Much of Karen Russell's early fiction seemed to emanate from this firefly impulse, this urge to indulge flights of whimsy and then to invest them with meaning after the fact. She has been widely praised for her creativity, but many stories in her debut collection – a talking Minotaur pulls a covered wagon westward; a boy uses a Zamboni to attack his philandering father and a female Yeti mascot – were more grating than enchanting. Zany plots, goofy names, exclamation points, and forced pathos were on the wane in her novel "Swamplandia!," but they were still insistent enough to make a serious reader gasp when the book nearly took the 2012 Pulitzer.
Now comes Vampires in the Lemon Grove, a collection that is, Pulitzer committee be damned, Russell's first good book.
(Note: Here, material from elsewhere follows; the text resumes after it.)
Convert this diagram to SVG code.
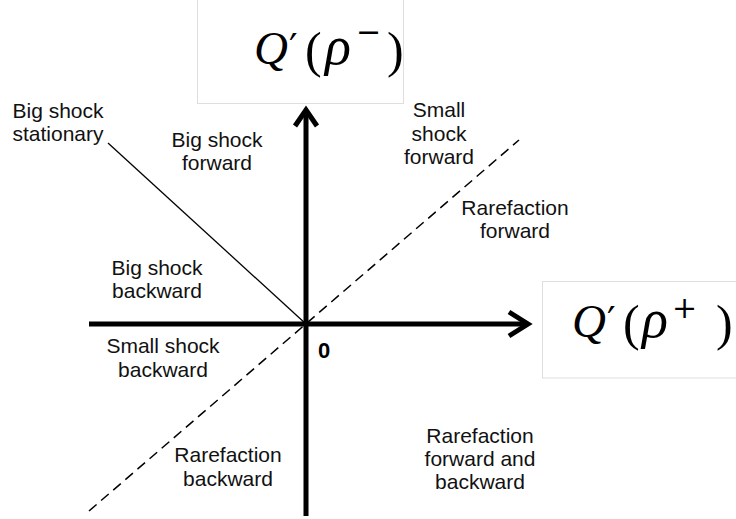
<svg xmlns="http://www.w3.org/2000/svg" width="736" height="519" viewBox="0 0 736 519">
<style>
.lbl{font-family:"Liberation Sans",Arial,sans-serif;font-size:21px;fill:#111;text-anchor:middle}
.box{fill:#fff;stroke:#dedede;stroke-width:1}
.axis{stroke:#000;stroke-width:5;fill:none}
.head{stroke:#000;stroke-width:5;fill:none;stroke-linejoin:miter;stroke-linecap:butt}
.mi{font-family:"Liberation Serif","DejaVu Serif",serif;font-style:italic;font-size:47px;fill:#000}
.rho{font-family:"Liberation Serif","DejaVu Serif",serif;font-style:italic;font-size:54px;fill:#000}
.mr{font-family:"Liberation Serif","DejaVu Serif",serif;font-size:50px;fill:#000}
.ms{font-family:"DejaVu Serif","Liberation Serif",serif;font-size:30px;fill:#000}
.pr{font-family:"DejaVu Sans",sans-serif;font-size:38px;fill:#000}
</style>
<rect width="736" height="519" fill="#fff"/>
<g id="label-qminus">
  <rect class="box" x="197.5" y="-1" width="206" height="104.5"/>
  <text class="mi" x="254" y="64">Q</text>
  <text class="pr" x="289" y="60">′</text>
  <text class="mr" x="305" y="67">(</text>
  <text class="rho" x="325" y="64">ρ</text>
  <text class="ms" x="356" y="42">−</text>
  <text class="mr" x="387" y="67">)</text>
</g>
<g id="label-qplus">
  <rect class="box" x="542.5" y="281.5" width="200" height="96.5"/>
  <text class="mi" x="572" y="337">Q</text>
  <text class="pr" x="607" y="333">′</text>
  <text class="mr" x="623" y="340">(</text>
  <text class="rho" x="642" y="337">ρ</text>
  <text class="ms" x="672" y="318">+</text>
  <text class="mr" x="716" y="340">)</text>
</g>
<g id="connectors">
  <line x1="306" y1="112" x2="306" y2="516" class="axis"/>
  <line x1="89" y1="324" x2="527" y2="324" class="axis"/>
  <path class="head" d="M295,126 L306,110 L317,126"/>
  <path class="head" d="M509,312 L528,324 L509,336"/>
  <line x1="108" y1="143" x2="306" y2="324" stroke="#000" stroke-width="1.3"/>
  <line x1="89" y1="511" x2="519" y2="140" stroke="#000" stroke-width="1.5" stroke-dasharray="10,6"/>
</g>
<g id="region-big-shock-stationary">
  <text class="lbl" x="58" y="118">Big shock</text>
  <text class="lbl" x="58" y="141">stationary</text>
</g>
<g id="region-big-shock-forward">
  <text class="lbl" x="217" y="147">Big shock</text>
  <text class="lbl" x="217" y="170">forward</text>
</g>
<g id="region-small-shock-forward">
  <text class="lbl" x="439" y="117">Small</text>
  <text class="lbl" x="439" y="141">shock</text>
  <text class="lbl" x="439" y="164">forward</text>
</g>
<g id="region-rarefaction-forward">
  <text class="lbl" x="515" y="215">Rarefaction</text>
  <text class="lbl" x="515" y="238">forward</text>
</g>
<g id="region-big-shock-backward">
  <text class="lbl" x="157" y="275">Big shock</text>
  <text class="lbl" x="157" y="298">backward</text>
</g>
<g id="region-small-shock-backward">
  <text class="lbl" x="163" y="353">Small shock</text>
  <text class="lbl" x="163" y="377">backward</text>
</g>
<g id="region-rarefaction-backward">
  <text class="lbl" x="228" y="462">Rarefaction</text>
  <text class="lbl" x="228" y="486">backward</text>
</g>
<g id="region-rarefaction-both">
  <text class="lbl" x="480" y="443">Rarefaction</text>
  <text class="lbl" x="480" y="466">forward and</text>
  <text class="lbl" x="480" y="489">backward</text>
</g>
<g id="origin">
  <text x="318" y="358" font-family="Liberation Sans,Arial,sans-serif" font-weight="bold" font-size="22px" fill="#000">0</text>
</g>
</svg>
It is an excellent book. It has its moments of overreach, its grating excesses, but it is the book we were promised in St. Lucy's Home for Girls Raised by Wolves and Swamplandia! It earns its darkness, amounting to an update on E.T.A. Hoffman's tales, and a number of its stories elicit emotion and reflection in a way Russell's previous efforts signally didn't. Real boys and girls, men and women, have taken the place of storybook characters.
Stephen King loved Swamplandia! He will feel the deepest pangs of envy over "Reeling for the Empire," the second story in Vampires, in which patriotic Japanese girls are tricked into drinking a tea that makes them produce silk from their bodies. If the implicit allegory about prostitution and industrial exploitation is straightforward, the atmospherics and gory details are anything but. The climax, at once ghoulish and triumphant, puts the reader in mind of the kaidan genre introduced to Western readers by Lafcadio Hearn. It's a strange compliment, but a genuine one, to say that Russell's imagination really is capable of inducing nausea and terror.
Like "From Children's Reminiscences of the Westward Migration" – the Minotaur story mentioned at the beginning of this review – Russell's "Proving Up," previously published as "The Hox River Window" in Zoetrope: All-Story, seems an explicit nod to the prairie lit of Willa Cather. Both stories focus on the struggles of pioneer children facing dangers beyond their years, but "Proving Up" is more mature, subtle, and frightening than Russell's earlier westward gaze.